For more than 2 classes, LDA produces a Vorenoi diagram:

../../_images/vorenoi.png

Maximum Likelihood Estimation

So to estimate the posterior, we need to estimate the class-conditional density \(f_C(x)\) AND the class’s prior \(\pi_C\). How?

We use maximum likelihood estimation: we are finding the parameters that MAXIMIZE the probability that they produce the observed data. Specifically, parameters that maximize the likelihood function \(L\). It is one method of density estimation, where we estimate a PDF from data.

Likelihood of A Gaussian

How do we find the best-fit Gaussian distribution (guess its parameters) given data \(X_1, ..., X_n\)?

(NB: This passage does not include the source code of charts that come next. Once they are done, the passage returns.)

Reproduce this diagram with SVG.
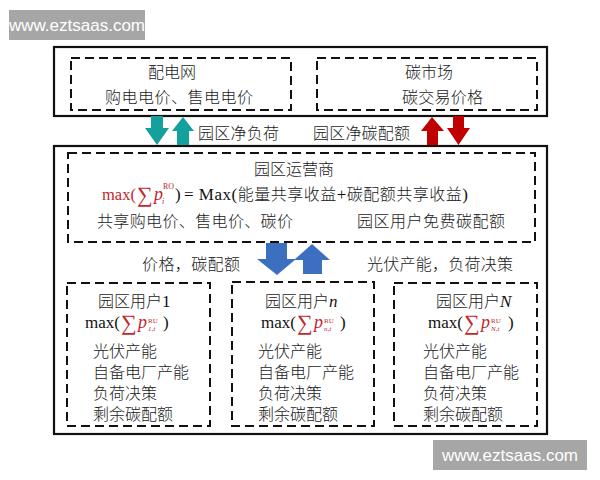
<svg xmlns="http://www.w3.org/2000/svg" width="600" height="480" viewBox="0 0 600 480">
<defs>
<style>
.solid{fill:none;stroke:#111;stroke-width:2.2}
.dash{fill:none;stroke:#111;stroke-width:2;stroke-dasharray:9 5}
.cn{font-family:"Liberation Serif","Noto Sans CJK SC",serif;font-size:16px;fill:#1a1a1a;font-weight:300}
.mt{font-family:"Liberation Serif",serif;fill:#111}
.red{fill:#c0282d}
.wm{fill:#a6a6a6}
.wmt{font-family:"Liberation Sans",Arial,sans-serif;font-size:17px;fill:#fff;text-anchor:middle}
.teal{fill:#14a09c}
.crim{fill:#c00000}
.blue{fill:#3d6fc0}
</style>
</defs>
<rect width="600" height="480" fill="#fff"/>

<g id="watermark-top"><rect class="wm" x="9" y="10" width="136" height="30"/><text class="wmt" x="77" y="31">www.eztsaas.com</text></g>
<g id="watermark-bottom"><rect class="wm" x="433" y="440" width="154" height="30"/><text class="wmt" x="510" y="461">www.eztsaas.com</text></g>

<g id="top-frame"><rect class="solid" x="54" y="47" width="493" height="69"/></g>
<g id="grid">
<rect class="dash" x="71" y="58" width="220" height="52"/>
<text class="cn" x="172" y="78" text-anchor="middle">配电网</text>
<text class="cn" x="105" y="103" textLength="148" lengthAdjust="spacing">购电电价、售电电价</text>
</g>
<g id="carbon-market">
<rect class="dash" x="317" y="58" width="220" height="52"/>
<text class="cn" x="429" y="78" text-anchor="middle">碳市场</text>
<text class="cn" x="402" y="103" textLength="81" lengthAdjust="spacing">碳交易价格</text>
</g>

<g id="main-frame"><rect class="solid" x="54" y="146" width="493" height="288"/></g>

<g id="operator">
<rect class="dash" x="68" y="153" width="467" height="89"/>
<text class="cn" x="294" y="175" text-anchor="middle">园区运营商</text>
<text class="mt red" x="102" y="200" font-size="16.5">max(</text>
<text class="mt red" x="137" y="202" font-size="22">∑</text>
<text class="mt red" x="154" y="200" font-size="18" font-style="italic">p</text>
<text class="mt red" x="162" y="204" font-size="8" font-style="italic">i</text>
<text class="mt red" x="163" y="189" font-size="8">RO</text>
<text class="mt" x="175" y="200" font-size="17">)</text>
<text class="mt" x="184" y="200" font-size="17" textLength="284" lengthAdjust="spacing">= Max(<tspan class="cn" font-size="16">能量共享收益</tspan>+<tspan class="cn" font-size="16">碳配额共享收益</tspan>)</text>
<text class="cn" x="97" y="227" textLength="196" lengthAdjust="spacing">共享购电价、售电价、碳价</text>
<text class="cn" x="357" y="227" textLength="148" lengthAdjust="spacing">园区用户免费碳配额</text>
</g>

<g id="user-1">
<rect class="dash" x="67" y="283" width="143" height="143"/>
<text class="cn" x="98" y="307">园区用户<tspan class="mt" font-size="17">1</tspan></text>
<text class="mt" x="85" y="328" font-size="17">max(</text>
<text class="mt red" x="121" y="330" font-size="22">∑</text>
<text class="mt red" x="138" y="328" font-size="18" font-style="italic">p</text>
<text class="mt red" x="148" y="323" font-size="7">RU</text>
<text class="mt red" x="148" y="331" font-size="7" font-style="italic">1,t</text>
<text class="mt" x="163" y="328" font-size="17">)</text>
<text class="cn" x="93" y="357">光伏产能</text>
<text class="cn" x="93" y="378">自备电厂产能</text>
<text class="cn" x="93" y="399">负荷决策</text>
<text class="cn" x="93" y="420">剩余碳配额</text>
</g>

<g id="user-n">
<rect class="dash" x="232" y="282" width="142" height="144"/>
<text class="cn" x="265" y="307">园区用户<tspan class="mt" font-size="17" font-style="italic">n</tspan></text>
<text class="mt" x="261" y="328" font-size="17">max(</text>
<text class="mt red" x="297" y="330" font-size="22">∑</text>
<text class="mt red" x="314" y="328" font-size="18" font-style="italic">p</text>
<text class="mt red" x="324" y="323" font-size="7">RU</text>
<text class="mt red" x="324" y="331" font-size="7" font-style="italic">n,t</text>
<text class="mt" x="340" y="328" font-size="17">)</text>
<text class="cn" x="258" y="357">光伏产能</text>
<text class="cn" x="258" y="378">自备电厂产能</text>
<text class="cn" x="258" y="399">负荷决策</text>
<text class="cn" x="258" y="420">剩余碳配额</text>
</g>

<g id="user-N">
<rect class="dash" x="394" y="283" width="143" height="143"/>
<text class="cn" x="436" y="307">园区用户<tspan class="mt" font-size="17" font-style="italic">N</tspan></text>
<text class="mt" x="428" y="328" font-size="17">max(</text>
<text class="mt red" x="464" y="330" font-size="22">∑</text>
<text class="mt red" x="481" y="328" font-size="18" font-style="italic">p</text>
<text class="mt red" x="491" y="323" font-size="7">RU</text>
<text class="mt red" x="491" y="331" font-size="7" font-style="italic">N,t</text>
<text class="mt" x="508" y="328" font-size="17">)</text>
<text class="cn" x="423" y="357">光伏产能</text>
<text class="cn" x="423" y="378">自备电厂产能</text>
<text class="cn" x="423" y="399">负荷决策</text>
<text class="cn" x="423" y="420">剩余碳配额</text>
</g>

<g id="connectors">
<path class="teal" d="M151,116 H163 V128 H169 L157,145 L145,128 H151 Z"/>
<path class="teal" d="M183,117 L194,131 H189 V145 H177 V131 H172 Z"/>
<text class="cn" x="198" y="139" textLength="81" lengthAdjust="spacing">园区净负荷</text>
<text class="cn" x="313" y="139" textLength="97" lengthAdjust="spacing">园区净碳配额</text>
<path class="crim" d="M432,117 L444,131 H438 V145 H427 V131 H421 Z"/>
<path class="crim" d="M453,116 H464 V128 H470 L458.5,145 L447,128 H453 Z"/>
<path class="blue" d="M266,243 H287 V259 H296 L277,275 L257,259 H266 Z"/>
<path class="blue" d="M312,244 L330,260 H322 V274 H303 V260 H294 Z"/>
<text class="cn" x="142" y="270" textLength="98" lengthAdjust="spacing">价格，碳配额</text>
<text class="cn" x="367" y="270" textLength="146" lengthAdjust="spacing">光伏产能，负荷决策</text>
</g>
</svg>
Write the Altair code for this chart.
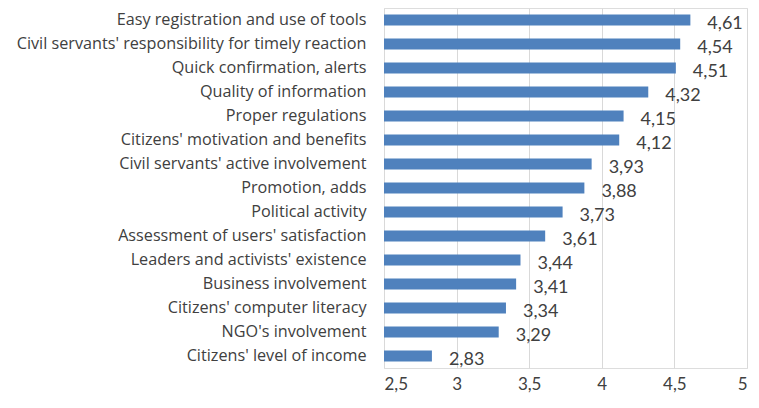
import altair as alt
import pandas as pd

categories = [
    "Easy registration and use of tools",
    "Civil servants' responsibility for timely reaction",
    "Quick confirmation, alerts",
    "Quality of information",
    "Proper regulations",
    "Citizens' motivation and benefits",
    "Civil servants' active involvement",
    "Promotion, adds",
    "Political activity",
    "Assessment of users' satisfaction",
    "Leaders and activists' existence",
    "Business involvement",
    "Citizens' computer literacy ",
    "NGO's involvement",
    "Citizens' level of income",
]
values = [4.61, 4.54, 4.51, 4.32, 4.15, 4.12, 3.93, 3.88, 3.73, 3.61, 3.44, 3.41, 3.34, 3.29, 2.83]
x_ticks = [2.5, 3, 3.5, 4, 4.5, 5]

df = pd.DataFrame({"category": categories, "value": values})
df["label"] = [f"{v:.2f}".replace(".", ",") for v in values]

FONT = "Lato"
CAT_FONT = "Open Sans"

xscale = alt.Scale(domain=[2.5, 5], nice=False, zero=False, clamp=True)
yscale = alt.Scale(paddingInner=0.54, paddingOuter=0.27)

x = alt.X(
    "value:Q",
    scale=xscale,
    axis=alt.Axis(
        values=x_ticks,
        title=None,
        grid=True,
        gridColor="#d9d9d9",
        gridWidth=1,
        domain=False,
        ticks=False,
        labelFontSize=17,
        labelColor="#404040",
        labelFont=FONT,
        labelPadding=8,
        labelExpr="replace(format(datum.value, '~g'), '.', ',')",
    ),
)
y = alt.Y(
    "category:N",
    sort=categories,
    scale=yscale,
    axis=alt.Axis(
        title=None,
        domain=False,
        ticks=False,
        labelFontSize=16.2,
        labelColor="#404040",
        labelFont=CAT_FONT,
        labelPadding=18,
        labelLimit=400,
    ),
)

base = alt.Chart(df)
bars = base.mark_bar(color="#4f81bd").encode(x=x, y=y)
text = base.mark_text(
    align="left", baseline="middle", dx=17, dy=4, fontSize=18, font=FONT, color="#404040"
).encode(
    x=alt.X("value:Q", scale=xscale),
    y=alt.Y("category:N", sort=categories, scale=yscale),
    text="label:N",
)

chart = (
    alt.layer(bars, text)
    .properties(
        width=363,
        height=360,
        autosize=alt.AutoSizeParams(type="none"),
        padding={"left": 376, "top": 0, "right": 4, "bottom": 30},
    )
    .configure_view(stroke=None)
    .configure(background="white")
)

chart.save("out.html", embed_options={"renderer": "svg", "actions": False})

The likelihood of generating sample points \(X_1,...,X_n\) is \(L(\mu, \sigma; X_1, ..., X_n) = f(X_1)f(X_2)...f(X_n)\). The probability of generating an individual point is 0, but so these aren’t really probabilities (but they kind of are).

We take the log-likelihood and denote it \(l(\mu, \sigma; X_1, ..., X_n)\). This can be reduced to a summation:

\[\sum_{i=1}^{n}\ln f(X_i)\]
\[= \sum_{i=1}^{n}-\frac{||X_i-\mu||^2}{2\sigma^2}- d\ln\sigma+\ln\pi\]

Now, we want to maximize this function by setting the gradient of the log-likelihood with respect to \(\mu\) AND another gradient with respect to \(\sigma\) equal to 0. Then, solving, we get:

\[\hat{\mu} = \frac{1}{n}\sum_{i=1}^{n}X_i\]
\[\hat{\sigma}^2 = \frac{1}{dn}\sum_{i=1}^{n}||X_i-\hat{\mu}||^2\]

Note that we don’t actually know \(\mu\) so we have to substitute \(\hat{\mu}\).

In other words, the sample mean and variance estimate the Gaussian mean and variance for class C.

Extending this back to QDA, we estimate the class-conditional means and variances for each class C as \(\hat{\mu}_C\) and \(\hat{\sigma}_C^2\) by using the above formulas. Then, we estimate the priors: \(\hat{\pi}_C = \frac{n_C}{\sum_{D}n_D}\). Once we have those, we can build our quadratic discriminant function and make predictions.

For LDA, the process is very similar: we compute the means and priors in the exact same way as QDA. However, we made the assumption that all classes had the same variance:

\[\hat{\sigma}^2 = \frac{1}{dn}\sum_{c}\sum_{i:y_i = c}||X_i - \hat{\mu}_C||^2\]

This is called the pooled within-class variance: For every sample point, we subtract the mean FOR THAT POINT’S CLASS- so it’s “within-class variance”. But we pool it (sum it) across all classes to get our final variance estimate.